● **What the task requires**:
Repeat the material below exactly, with no pictures.

● **Data shown**:

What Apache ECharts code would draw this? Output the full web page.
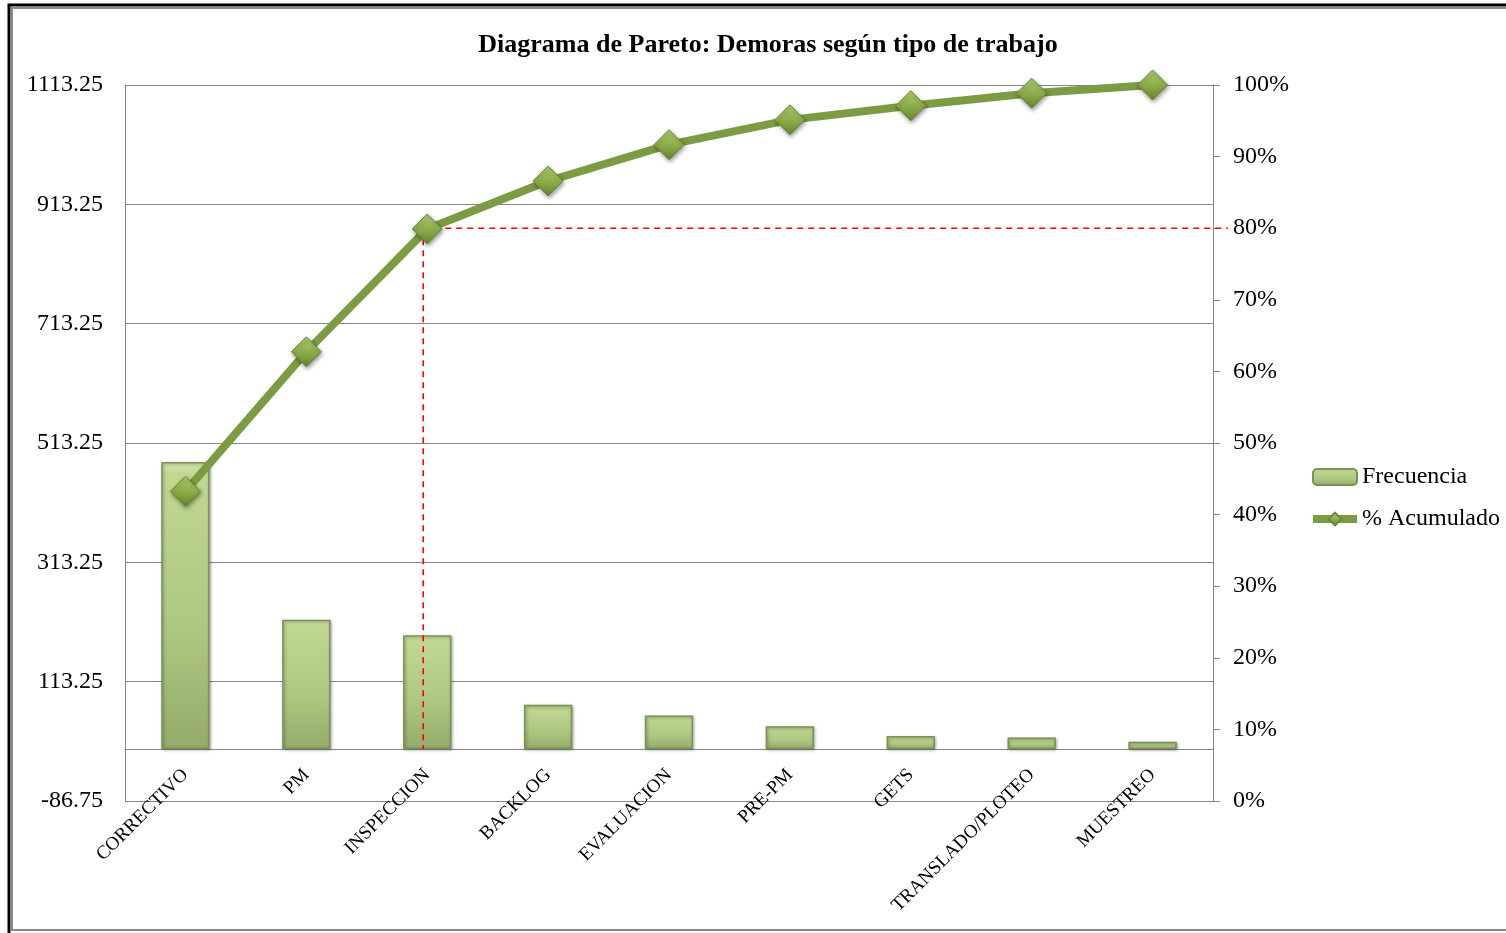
<!DOCTYPE html>
<html>
<head>
<meta charset="utf-8">
<title>Diagrama de Pareto</title>
<script src="https://cdn.jsdelivr.net/npm/echarts@6/dist/echarts.min.js"></script>
<style>
  html, body { margin: 0; padding: 0; background: #fff; }
  #chart { width: 1506px; height: 933px; }
</style>
</head>
<body>
<div id="chart"></div>
<script>
// Delay categories, sorted by frequency (Pareto order)
const categories = ['CORRECTIVO', 'PM', 'INSPECCION', 'BACKLOG', 'EVALUACION', 'PRE-PM', 'GETS', 'TRANSLADO/PLOTEO', 'MUESTREO'];
const frecuencia = [481.5, 217, 191, 74.5, 56.5, 38.5, 22, 19.5, 12.75];

// Left axis tick labels (frequency) and right axis (cumulative %)
const leftTicks = [-86.75, 113.25, 313.25, 513.25, 713.25, 913.25, 1113.25];
const rightTicks = [0, 10, 20, 30, 40, 50, 60, 70, 80, 90, 100];

// 80% cut-off guide
const cutoffCategory = 'INSPECCION';
const cutoffPct = 80;

const total = frecuencia.reduce((a, b) => a + b, 0);
let run = 0;
const acumulado = frecuencia.map(v => { run += v; return +(run / total * 100).toFixed(2); });

const leftMin = leftTicks[0];
const leftMax = leftTicks[leftTicks.length - 1];
const leftStep = leftTicks[1] - leftTicks[0];
// percentage on the right axis that lines up with 0 on the left axis
const zeroPct = (0 - leftMin) / (leftMax - leftMin) * 100;

const FONT = '"Liberation Serif", "Times New Roman", serif';
const chart = echarts.init(document.getElementById('chart'));

const diamondFill = new echarts.graphic.LinearGradient(0, 0, 0, 1, [
  { offset: 0, color: '#aecb6e' },
  { offset: 0.5, color: '#8eae4a' },
  { offset: 1, color: '#66852e' }
]);

chart.setOption({
  backgroundColor: '#ffffff',
  animation: false,
  title: {
    text: 'Diagrama de Pareto: Demoras según tipo de trabajo',
    left: 763,
    textAlign: 'center',
    top: 27,
    textStyle: { fontFamily: FONT, fontSize: 26, fontWeight: 'bold', color: '#000' }
  },
  graphic: [
    { type: 'rect', shape: { x: 9, y: 5, width: 1520, height: 940 }, style: { fill: 'none', stroke: '#000', lineWidth: 3 }, silent: true },
    { type: 'rect', shape: { x: 12, y: 8, width: 1520, height: 922 }, style: { fill: 'none', stroke: '#8a8a8a', lineWidth: 2 }, silent: true }
  ],
  legend: {
    orient: 'vertical',
    left: 1309,
    top: 465,
    padding: 0,
    itemGap: 18,
    itemWidth: 44,
    itemHeight: 16,
    data: [
      { name: 'Frecuencia' },
      { name: '% Acumulado', lineStyle: { width: 8 } }
    ],
    textStyle: { fontFamily: FONT, fontSize: 24, color: '#000', padding: [0, 0, 0, 0] }
  },
  grid: { left: 125, right: 293, top: 85, bottom: 132, containLabel: false, outerBoundsMode: 'none' },
  xAxis: {
    type: 'category',
    data: categories,
    axisLine: { onZero: true, lineStyle: { color: '#868686', width: 1 } },
    axisTick: { show: false },
    axisLabel: { interval: 0, rotate: 45, margin: -29, fontFamily: FONT, fontSize: 19, color: '#000' }
  },
  yAxis: [
    {
      type: 'value',
      min: leftMin,
      max: leftMax,
      interval: leftStep,
      axisLine: { show: true, lineStyle: { color: '#868686' } },
      axisTick: { show: false },
      splitLine: { lineStyle: { color: '#868686', width: 1 } },
      axisLabel: { margin: 22, fontFamily: FONT, fontSize: 24, color: '#000', formatter: v => v.toFixed(2) }
    },
    {
      type: 'value',
      min: rightTicks[0],
      max: rightTicks[rightTicks.length - 1],
      interval: rightTicks[1] - rightTicks[0],
      position: 'right',
      axisLine: { show: true, lineStyle: { color: '#868686' } },
      axisTick: { show: true, length: 7, inside: false, lineStyle: { color: '#868686' } },
      splitLine: { show: false },
      axisLabel: { margin: 20, fontFamily: FONT, fontSize: 24, color: '#000', formatter: '{value}%' }
    }
  ],
  series: [
    {
      name: 'Frecuencia',
      type: 'bar',
      data: frecuencia,
      barWidth: '40%',
      itemStyle: {
        color: new echarts.graphic.LinearGradient(0, 0, 0, 1, [
          { offset: 0, color: '#d6e8ae' },
          { offset: 0.04, color: '#c0d892' },
          { offset: 0.6, color: '#adc680' },
          { offset: 1, color: '#94ab6b' }
        ]),
        borderColor: '#7c9256',
        borderWidth: 1.5,
        shadowColor: 'rgba(0,0,0,0.35)',
        shadowBlur: 3,
        shadowOffsetX: 1,
        shadowOffsetY: 1
      },
      z: 2
    },
    {
      name: 'cutoff',
      type: 'custom',
      xAxisIndex: 0,
      yAxisIndex: 1,
      data: [[categories.indexOf(cutoffCategory), cutoffPct]],
      renderItem: (params, api) => {
        const p = api.coord([api.value(0), api.value(1)]);
        const bottom = api.coord([api.value(0), zeroPct]);
        const right = params.coordSys.x + params.coordSys.width + 15;
        const style = { stroke: '#ff0000', lineWidth: 1.6, lineDash: [6, 5], fill: 'none' };
        return {
          type: 'group',
          children: [
            { type: 'line', shape: { x1: p[0] - 4, y1: p[1], x2: right, y2: p[1] }, style },
            { type: 'line', shape: { x1: p[0] - 4, y1: p[1], x2: p[0] - 4, y2: bottom[1] }, style }
          ]
        };
      },
      silent: true,
      z: 3
    },
    {
      name: '% Acumulado',
      type: 'line',
      yAxisIndex: 1,
      data: acumulado,
      lineStyle: { color: '#7c9b42', width: 8 },
      symbol: 'diamond',
      symbolSize: 30,
      itemStyle: {
        color: diamondFill,
        borderColor: '#6a8a34',
        borderWidth: 1,
        shadowColor: 'rgba(0,0,0,0.4)',
        shadowBlur: 4,
        shadowOffsetX: 1,
        shadowOffsetY: 2
      },
      z: 4
    }
  ]
});
</script>
</body>
</html>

● **Solution to this exercise**:
What Apache ECharts code would draw this? Output the full web page.
<!DOCTYPE html>
<html>
<head>
<meta charset="utf-8">
<title>Diagrama de Pareto</title>
<script src="https://cdn.jsdelivr.net/npm/echarts@6/dist/echarts.min.js"></script>
<style>
  html, body { margin: 0; padding: 0; background: #fff; }
  #chart { width: 1506px; height: 933px; }
</style>
</head>
<body>
<div id="chart"></div>
<script>
// Delay categories, sorted by frequency (Pareto order)
const categories = ['CORRECTIVO', 'PM', 'INSPECCION', 'BACKLOG', 'EVALUACION', 'PRE-PM', 'GETS', 'TRANSLADO/PLOTEO', 'MUESTREO'];
const frecuencia = [481.5, 217, 191, 74.5, 56.5, 38.5, 22, 19.5, 12.75];

// Left axis tick labels (frequency) and right axis (cumulative %)
const leftTicks = [-86.75, 113.25, 313.25, 513.25, 713.25, 913.25, 1113.25];
const rightTicks = [0, 10, 20, 30, 40, 50, 60, 70, 80, 90, 100];

// 80% cut-off guide
const cutoffCategory = 'INSPECCION';
const cutoffPct = 80;

const total = frecuencia.reduce((a, b) => a + b, 0);
let run = 0;
const acumulado = frecuencia.map(v => { run += v; return +(run / total * 100).toFixed(2); });

const leftMin = leftTicks[0];
const leftMax = leftTicks[leftTicks.length - 1];
const leftStep = leftTicks[1] - leftTicks[0];
// percentage on the right axis that lines up with 0 on the left axis
const zeroPct = (0 - leftMin) / (leftMax - leftMin) * 100;

const FONT = '"Liberation Serif", "Times New Roman", serif';
const chart = echarts.init(document.getElementById('chart'));

const diamondFill = new echarts.graphic.LinearGradient(0, 0, 0, 1, [
  { offset: 0, color: '#aecb6e' },
  { offset: 0.5, color: '#8eae4a' },
  { offset: 1, color: '#66852e' }
]);

chart.setOption({
  backgroundColor: '#ffffff',
  animation: false,
  title: {
    text: 'Diagrama de Pareto: Demoras según tipo de trabajo',
    left: 763,
    textAlign: 'center',
    top: 27,
    textStyle: { fontFamily: FONT, fontSize: 26, fontWeight: 'bold', color: '#000' }
  },
  graphic: [
    { type: 'rect', shape: { x: 9, y: 5, width: 1520, height: 940 }, style: { fill: 'none', stroke: '#000', lineWidth: 3 }, silent: true },
    { type: 'rect', shape: { x: 12, y: 8, width: 1520, height: 922 }, style: { fill: 'none', stroke: '#8a8a8a', lineWidth: 2 }, silent: true }
  ],
  legend: {
    orient: 'vertical',
    left: 1309,
    top: 465,
    padding: 0,
    itemGap: 18,
    itemWidth: 44,
    itemHeight: 16,
    data: [
      { name: 'Frecuencia' },
      { name: '% Acumulado', lineStyle: { width: 8 } }
    ],
    textStyle: { fontFamily: FONT, fontSize: 24, color: '#000', padding: [0, 0, 0, 0] }
  },
  grid: { left: 125, right: 293, top: 85, bottom: 132, containLabel: false, outerBoundsMode: 'none' },
  xAxis: {
    type: 'category',
    data: categories,
    axisLine: { onZero: true, lineStyle: { color: '#868686', width: 1 } },
    axisTick: { show: false },
    axisLabel: { interval: 0, rotate: 45, margin: -29, fontFamily: FONT, fontSize: 19, color: '#000' }
  },
  yAxis: [
    {
      type: 'value',
      min: leftMin,
      max: leftMax,
      interval: leftStep,
      axisLine: { show: true, lineStyle: { color: '#868686' } },
      axisTick: { show: false },
      splitLine: { lineStyle: { color: '#868686', width: 1 } },
      axisLabel: { margin: 22, fontFamily: FONT, fontSize: 24, color: '#000', formatter: v => v.toFixed(2) }
    },
    {
      type: 'value',
      min: rightTicks[0],
      max: rightTicks[rightTicks.length - 1],
      interval: rightTicks[1] - rightTicks[0],
      position: 'right',
      axisLine: { show: true, lineStyle: { color: '#868686' } },
      axisTick: { show: true, length: 7, inside: false, lineStyle: { color: '#868686' } },
      splitLine: { show: false },
      axisLabel: { margin: 20, fontFamily: FONT, fontSize: 24, color: '#000', formatter: '{value}%' }
    }
  ],
  series: [
    {
      name: 'Frecuencia',
      type: 'bar',
      data: frecuencia,
      barWidth: '40%',
      itemStyle: {
        color: new echarts.graphic.LinearGradient(0, 0, 0, 1, [
          { offset: 0, color: '#d6e8ae' },
          { offset: 0.04, color: '#c0d892' },
          { offset: 0.6, color: '#adc680' },
          { offset: 1, color: '#94ab6b' }
        ]),
        borderColor: '#7c9256',
        borderWidth: 1.5,
        shadowColor: 'rgba(0,0,0,0.35)',
        shadowBlur: 3,
        shadowOffsetX: 1,
        shadowOffsetY: 1
      },
      z: 2
    },
    {
      name: 'cutoff',
      type: 'custom',
      xAxisIndex: 0,
      yAxisIndex: 1,
      data: [[categories.indexOf(cutoffCategory), cutoffPct]],
      renderItem: (params, api) => {
        const p = api.coord([api.value(0), api.value(1)]);
        const bottom = api.coord([api.value(0), zeroPct]);
        const right = params.coordSys.x + params.coordSys.width + 15;
        const style = { stroke: '#ff0000', lineWidth: 1.6, lineDash: [6, 5], fill: 'none' };
        return {
          type: 'group',
          children: [
            { type: 'line', shape: { x1: p[0] - 4, y1: p[1], x2: right, y2: p[1] }, style },
            { type: 'line', shape: { x1: p[0] - 4, y1: p[1], x2: p[0] - 4, y2: bottom[1] }, style }
          ]
        };
      },
      silent: true,
      z: 3
    },
    {
      name: '% Acumulado',
      type: 'line',
      yAxisIndex: 1,
      data: acumulado,
      lineStyle: { color: '#7c9b42', width: 8 },
      symbol: 'diamond',
      symbolSize: 30,
      itemStyle: {
        color: diamondFill,
        borderColor: '#6a8a34',
        borderWidth: 1,
        shadowColor: 'rgba(0,0,0,0.4)',
        shadowBlur: 4,
        shadowOffsetX: 1,
        shadowOffsetY: 2
      },
      z: 4
    }
  ]
});
</script>
</body>
</html>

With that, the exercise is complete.